* Provided data:
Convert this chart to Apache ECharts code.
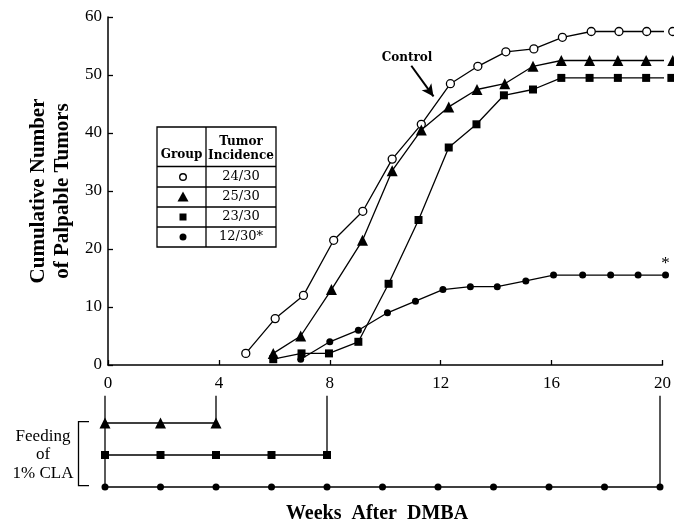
<!DOCTYPE html>
<html>
<head>
<meta charset="utf-8">
<title>Palpable tumors after DMBA</title>
<script src="https://cdn.jsdelivr.net/npm/echarts@6/dist/echarts.min.js"></script>
<style>
    html, body {margin: 0; padding: 0; background: #fff;}
    #main {width: 674px; height: 522px;}
</style>
</head>
<body>
<div id="main"></div>
<script>
// weeks (the hand drawn spacing drifts a little)
var controlWeeks = [4.97, 6.03, 7.05, 8.14, 9.19, 10.25, 11.3, 12.35, 13.34, 14.35, 15.36, 16.39, 17.43, 18.43, 19.43, 20.37];
var controlTumors = [2, 8, 12, 21.5, 26.5, 35.5, 41.5, 48.5, 51.5, 54, 54.5, 56.5, 57.5, 57.5, 57.5, 57.5];

var cla4Weeks = [5.96, 6.95, 8.06, 9.18, 10.25, 11.3, 12.29, 13.31, 14.31, 15.33, 16.35, 17.37, 18.39, 19.41, 20.37];
var cla4Tumors = [2, 5, 13, 21.5, 33.5, 40.5, 44.5, 47.5, 48.5, 51.5, 52.5, 52.5, 52.5, 52.5, 52.5];

var cla8Weeks = [5.96, 6.98, 7.97, 9.03, 10.12, 11.2, 12.29, 13.29, 14.28, 15.33, 16.35, 17.37, 18.39, 19.41, 20.32];
var cla8Tumors = [1, 2, 2, 4, 14, 25, 37.5, 41.5, 46.5, 47.5, 49.5, 49.5, 49.5, 49.5, 49.5];

var cla20Weeks = [6.95, 8, 9.03, 10.08, 11.09, 12.08, 13.07, 14.04, 15.07, 16.07, 17.12, 18.13, 19.12, 20.11];
var cla20Tumors = [1, 4, 6, 9, 11, 13, 13.5, 13.5, 14.5, 15.5, 15.5, 15.5, 15.5, 15.5];

// feeding schedule of 1% CLA (weeks)
var feed4 = [0, 2, 4];
var feed8 = [0, 2, 4, 6, 8];
var feed20 = [0, 2, 4, 6, 8, 10, 12, 14, 16, 18, 20];

var weekTicks = [0, 4, 8, 12, 16, 20];
var tumorTicks = [0, 10, 20, 30, 40, 50, 60];
var incidence = ['24/30', '25/30', '23/30', '12/30*'];

var serif = '"Liberation Serif", "Times New Roman", serif';
var cserif = '"DejaVu Serif", serif';

function pairs(xs, ys) {
    return xs.map(function (x, i) { return [x, ys[i]]; });
}

// a row of the feeding chart, with the stem up to the week label at its end
function feedRow(weeks, row) {
    var d = weeks.map(function (w) { return [w, row]; });
    d.push({value: [weeks[weeks.length - 1], 0.15], symbol: 'none'});
    return d;
}

function lineSeries(data, symbol, size, fill) {
    return {
        type: 'line',
        data: data,
        symbol: symbol,
        symbolSize: size,
        showAllSymbol: true,
        clip: false,
        lineStyle: {color: '#000', width: 1.3},
        itemStyle: {color: fill, borderColor: '#000', borderWidth: fill === '#fff' ? 1.3 : 0},
        emphasis: {disabled: true}
    };
}

var chart = echarts.init(document.getElementById('main'));

var s20 = lineSeries(pairs(cla20Weeks, cla20Tumors), 'circle', 7, '#000');
var last = s20.data.length - 1;
s20.data[last] = {
    value: s20.data[last],
    label: {show: true, formatter: '*', position: 'top', distance: 0, color: '#000', fontSize: 17, fontFamily: serif}
};

var sControl = lineSeries(pairs(controlWeeks, controlTumors), 'circle', 8, '#fff');
sControl.markLine = {
    silent: true,
    symbol: ['none', 'arrow'],
    symbolSize: [9, 12],
    label: {show: false},
    lineStyle: {color: '#000', width: 2, type: 'solid'},
    data: [[{coord: [10.94, 51.6]}, {coord: [11.74, 46.3]}]]
};

var table = [
    {type: 'rect', shape: {x: 157, y: 127, width: 119, height: 120}, style: {fill: '#fff', stroke: '#000', lineWidth: 1.3}},
    {type: 'line', shape: {x1: 206, y1: 127, x2: 206, y2: 247}, style: {stroke: '#000', lineWidth: 1.3}},
    {type: 'text', x: 181.5, y: 155, style: {text: 'Group', font: 'bold 12px ' + cserif, fill: '#000', textAlign: 'center', textVerticalAlign: 'middle'}},
    {type: 'text', x: 241, y: 149, style: {text: 'Tumor\nIncidence', font: 'bold 12px ' + cserif, lineHeight: 14, fill: '#000', textAlign: 'center', textVerticalAlign: 'middle'}},
    {type: 'circle', shape: {cx: 183, cy: 177, r: 3.3}, style: {fill: '#fff', stroke: '#000', lineWidth: 1.4}},
    {type: 'polygon', shape: {points: [[183, 191.5], [177.5, 201.5], [188.5, 201.5]]}, style: {fill: '#000'}},
    {type: 'rect', shape: {x: 179.5, y: 213.5, width: 7, height: 7}, style: {fill: '#000'}},
    {type: 'circle', shape: {cx: 183, cy: 237, r: 3.5}, style: {fill: '#000'}}
];
[166.5, 187, 207, 227].forEach(function (y) {
    table.push({type: 'line', shape: {x1: 157, y1: y, x2: 276, y2: y}, style: {stroke: '#000', lineWidth: 1.3}});
});
incidence.forEach(function (t, i) {
    table.push({type: 'text', x: 241, y: 177 + i * 20, style: {text: t, font: '13px ' + cserif, fill: '#000', textAlign: 'center', textVerticalAlign: 'middle'}});
});

chart.setOption({
    animation: false,
    backgroundColor: '#fff',
    grid: [
        {left: 108, right: 11, top: 17, bottom: 157},
        {left: 105, right: 14, top: 391, bottom: 35}
    ],
    xAxis: [
        {
            type: 'value', gridIndex: 0,
            min: weekTicks[0], max: weekTicks[weekTicks.length - 1], interval: weekTicks[1] - weekTicks[0],
            axisLine: {lineStyle: {color: '#000', width: 1.5}},
            axisTick: {inside: true, length: 5, lineStyle: {color: '#000', width: 1.3}},
            axisLabel: {margin: 10, color: '#000', fontSize: 17, fontFamily: serif},
            splitLine: {show: false}
        },
        {type: 'value', gridIndex: 1, min: 0, max: 20, show: false}
    ],
    yAxis: [
        {
            type: 'value', gridIndex: 0,
            min: tumorTicks[0], max: tumorTicks[tumorTicks.length - 1], interval: tumorTicks[1] - tumorTicks[0],
            name: 'Cumulative Number\nof Palpable Tumors',
            nameLocation: 'middle', nameRotate: 90, nameGap: 30,
            nameTextStyle: {color: '#000', fontSize: 21, fontWeight: 'bold', lineHeight: 24, fontFamily: serif},
            axisLine: {show: true, lineStyle: {color: '#000', width: 1.5}},
            axisTick: {show: true, inside: true, length: 5, lineStyle: {color: '#000', width: 1.3}},
            axisLabel: {margin: 6, color: '#000', fontSize: 17, fontFamily: serif},
            splitLine: {show: false}
        },
        {type: 'value', gridIndex: 1, min: 0, max: 3, inverse: true, show: false}
    ],
    series: [
        sControl,
        lineSeries(pairs(cla4Weeks, cla4Tumors), 'triangle', 11, '#000'),
        lineSeries(pairs(cla8Weeks, cla8Tumors), 'rect', 8, '#000'),
        s20,
        // feeding of 1% CLA
        Object.assign(lineSeries([{value: [0, 0.15], symbol: 'none'}, {value: [0, 3], symbol: 'none'}], 'none', 0, '#000'), {xAxisIndex: 1, yAxisIndex: 1}),
        Object.assign(lineSeries(feedRow(feed4, 1), 'triangle', 11, '#000'), {xAxisIndex: 1, yAxisIndex: 1}),
        Object.assign(lineSeries(feedRow(feed8, 2), 'rect', 8, '#000'), {xAxisIndex: 1, yAxisIndex: 1}),
        Object.assign(lineSeries(feedRow(feed20, 3), 'circle', 7, '#000'), {xAxisIndex: 1, yAxisIndex: 1})
    ],
    graphic: table.concat([
        {type: 'text', x: 407, y: 57.5, style: {text: 'Control', font: 'bold 12px ' + cserif, fill: '#000', textAlign: 'center', textVerticalAlign: 'middle'}},
        {type: 'text', x: 43, y: 455, style: {text: 'Feeding\nof\n1% CLA', font: '17px ' + serif, lineHeight: 18.5, fill: '#000', textAlign: 'center', textVerticalAlign: 'middle'}},
        {type: 'polyline', shape: {points: [[89, 421.7], [78.5, 421.7], [78.5, 485.7], [89, 485.7]]}, style: {stroke: '#000', lineWidth: 1.3, fill: null}},
        {type: 'text', x: 377, y: 514, style: {text: 'Weeks  After  DMBA', font: 'bold 20px ' + serif, fill: '#000', textAlign: 'center', textVerticalAlign: 'middle'}}
    ])
});
</script>
</body>
</html>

* Short exercise: Write out again exactly the lines from the start of the data above through the line containing "57.5, 57.5, 57.5];", inclusive, excluding any pictures.

* Task result:
Convert this chart to Apache ECharts code.
<!DOCTYPE html>
<html>
<head>
<meta charset="utf-8">
<title>Palpable tumors after DMBA</title>
<script src="https://cdn.jsdelivr.net/npm/echarts@6/dist/echarts.min.js"></script>
<style>
    html, body {margin: 0; padding: 0; background: #fff;}
    #main {width: 674px; height: 522px;}
</style>
</head>
<body>
<div id="main"></div>
<script>
// weeks (the hand drawn spacing drifts a little)
var controlWeeks = [4.97, 6.03, 7.05, 8.14, 9.19, 10.25, 11.3, 12.35, 13.34, 14.35, 15.36, 16.39, 17.43, 18.43, 19.43, 20.37];
var controlTumors = [2, 8, 12, 21.5, 26.5, 35.5, 41.5, 48.5, 51.5, 54, 54.5, 56.5, 57.5, 57.5, 57.5, 57.5];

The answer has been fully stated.